The research explores T-gate implementations in three different physical systems, each with its own error characteristics, including systems controlling quantum states using pulses in the X and Y directions, those using pulses in the X and Z directions, and integrated photonics. The team consistently demonstrates that composite pulse sequences significantly improve T-gate fidelity compared to single-pulse implementations, especially in the presence of systematic errors. The T-magic fidelity provides a more accurate assessment of T-gate performance for MSD than traditional fidelity metrics, and the composite pulse sequences effectively suppress errors, leading to a reduction in the number of distillation iterations required to achieve a target gate error.

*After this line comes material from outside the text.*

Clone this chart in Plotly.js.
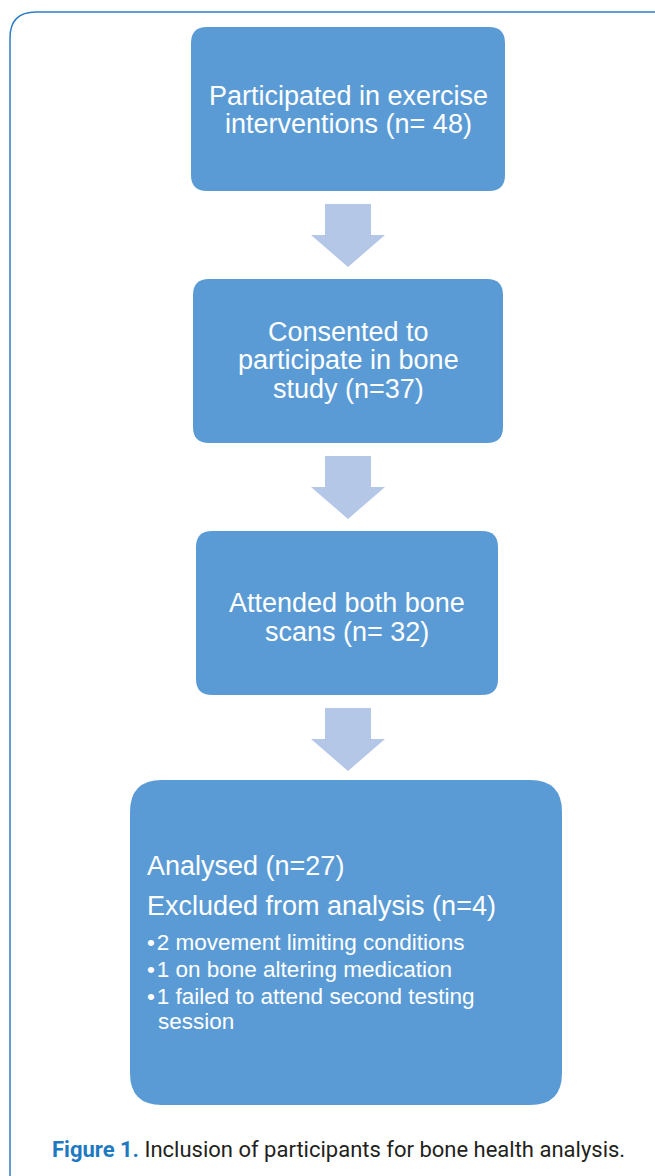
<!DOCTYPE html>
<html>
<head>
<meta charset="utf-8">
<script src="https://cdn.plot.ly/plotly-3.0.1.min.js"></script>
<style>html,body{margin:0;padding:0;background:#fff;}#chart{width:655px;height:1176px;}</style>
</head>
<body>
<div id="chart"></div>
<script>
// ---- data ----
const stageTemplates = [
  ["Participated in exercise", "interventions (n= {n})"],
  ["Consented to", "participate in bone", "study (n={n})"],
  ["Attended both bone", "scans (n= {n})"]
];
const stageCounts = [48, 37, 32];
const analysedLabel = "Analysed (n={n})";
const analysedCount = 27;
const excludedLabel = "Excluded from analysis (n={n})";
const excludedCount = 4;
const exclusionCounts = [2, 1, 1];
const exclusionReasons = [
  ["movement limiting conditions"],
  ["on bone altering medication"],
  ["failed to attend second testing", "session"]
];
const captionBold = "Figure 1.";
const captionText = "Inclusion of participants for bone health analysis.";

// ---- layout constants ----
const W = 655, H = 1176;
const BOX = "#5B9BD5", ARROW = "#B4C7E7", FRAME = "#2E7DC4";
const FONT = "Liberation Sans, Arial, sans-serif";
const stageBoxes = [
  {x0:191, x1:505, y0:27,  y1:191, tc:110},
  {x0:193, x1:503, y0:279, y1:443, tc:360},
  {x0:196, x1:498, y0:531, y1:695, tc:617.5}
];
const finalBox = {x0:130, x1:562, y0:780, y1:1105};
const arrowTops = [204, 456, 708];

function rrect(x0, y0, x1, y1, r) {
  return `M${x0+r},${y0} L${x1-r},${y0} Q${x1},${y0} ${x1},${y0+r} L${x1},${y1-r} Q${x1},${y1} ${x1-r},${y1} ` +
         `L${x0+r},${y1} Q${x0},${y1} ${x0},${y1-r} L${x0},${y0+r} Q${x0},${y0} ${x0+r},${y0} Z`;
}
function downArrow(cx, top) {
  const sw = 23, hw = 37, shaftLen = 31, headLen = 32;
  const yb = top + shaftLen, yt = yb + headLen;
  return `M${cx-sw},${top} L${cx+sw},${top} L${cx+sw},${yb} L${cx+hw},${yb} L${cx},${yt} L${cx-hw},${yb} L${cx-sw},${yb} Z`;
}

const shapes = [];
const annotations = [];

// outer frame
shapes.push({type:"path", xref:"x", yref:"y",
  path:`M10,1200 L10,38 Q10,12 36,12 L700,12`,
  line:{color:FRAME, width:1.5}, fillcolor:"rgba(0,0,0,0)"});

stageBoxes.forEach((b, i) => {
  shapes.push({type:"path", xref:"x", yref:"y", path:rrect(b.x0,b.y0,b.x1,b.y1,16),
    fillcolor:BOX, line:{width:0}, layer:"below"});
  const lines = stageTemplates[i].map(s => s.replace("{n}", stageCounts[i]));
  const lh = 28.5;
  const start = b.tc - (lines.length-1)*lh/2;
  lines.forEach((t, k) => {
    annotations.push({x:(b.x0+b.x1)/2, y:start + k*lh, xref:"x", yref:"y", text:t,
      showarrow:false, xanchor:"center", yanchor:"middle",
      font:{family:FONT, size:27, color:"#ffffff"}});
  });
});

arrowTops.forEach(t => {
  shapes.push({type:"path", xref:"x", yref:"y", path:downArrow(348, t),
    fillcolor:ARROW, line:{width:0}, layer:"below"});
});

shapes.push({type:"path", xref:"x", yref:"y",
  path:rrect(finalBox.x0, finalBox.y0, finalBox.x1, finalBox.y1, 32),
  fillcolor:BOX, line:{width:0}, layer:"below"});

annotations.push({x:145, y:866, xref:"x", yref:"y", text:analysedLabel.replace("{n}", analysedCount),
  showarrow:false, xanchor:"left", yanchor:"middle", font:{family:FONT, size:27, color:"#ffffff"}});
annotations.push({x:145, y:906, xref:"x", yref:"y", text:excludedLabel.replace("{n}", excludedCount),
  showarrow:false, xanchor:"left", yanchor:"middle", font:{family:FONT, size:27, color:"#ffffff"}});

let by = 942;
exclusionReasons.forEach((lines, i) => {
  lines.forEach((t, k) => {
    const txt = k === 0 ? `\u2022\u200A${exclusionCounts[i]} ${t}` : t;
    annotations.push({x: k === 0 ? 145 : 156, y:by, xref:"x", yref:"y", text:txt,
      showarrow:false, xanchor:"left", yanchor:"middle", font:{family:FONT, size:22.5, color:"#ffffff"}});
    by += (k === lines.length-1 && i < exclusionReasons.length-1) ? 27 : 25.5;
  });
});

annotations.push({x:50, y:1149, xref:"x", yref:"y",
  text:`<b><span style="color:#1E78C2">${captionBold}</span></b> ${captionText}`,
  showarrow:false, xanchor:"left", yanchor:"middle",
  font:{family:"Roboto, sans-serif", size:22, color:"#231F20"}});

const layout = {
  width:W, height:H, margin:{l:0, r:0, t:0, b:0},
  paper_bgcolor:"#ffffff", plot_bgcolor:"#ffffff",
  xaxis:{range:[0, W], visible:false, fixedrange:true},
  yaxis:{range:[H, 0], visible:false, fixedrange:true},
  showlegend:false, shapes, annotations
};
Plotly.newPlot("chart", [{x:[], y:[], type:"scatter", mode:"markers", hoverinfo:"skip"}], layout, {staticPlot:true, displayModeBar:false});
</script>
</body>
</html>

Different composite pulse designs perform better in different error scenarios, and the researchers explore various designs and optimise them for specific error models.
Enhanced T Gate Fidelity Via Pre-Distillation
This research presents a new method for reducing the substantial overhead currently limiting practical magic state distillation, a crucial process for enabling universal quantum computation. Scientists have developed a pre-distillation framework employing composite pulse sequences specifically designed to enhance the fidelity of the non-Clifford T gate, a key component in creating magic states. Unlike conventional composite designs focusing on simpler gates, this approach directly targets the T gate, improving the quality of magic states before any distillation process begins. The team designed composite sequences tailored to common control imperfections found in various quantum computing platforms, including trapped ions, neutral atoms, and integrated photonics. To accurately quantify the improvement, they introduced a new fidelity measure, the T-magic error, which directly links physical gate performance to the cost of distillation.
Results demonstrate that this pre-distillation technique reduces the number of distillation levels required, leading to exponential savings in qubit overhead and paving the way for more scalable and resource-efficient quantum computation. Scientists acknowledge that their analysis currently focuses on single-qubit resources and that extending the framework to two-qubit non-Clifford states represents a natural next step. Future research will explore integrating this pre-distillation approach into full fault-tolerant architectures, such as surface codes, to assess reductions in logical qubit counts and space-time overhead. They also envision the development of “pre-distilled resource factories” at the hardware level, generating batches of high-fidelity non-Clifford states for direct use in error-corrected computation.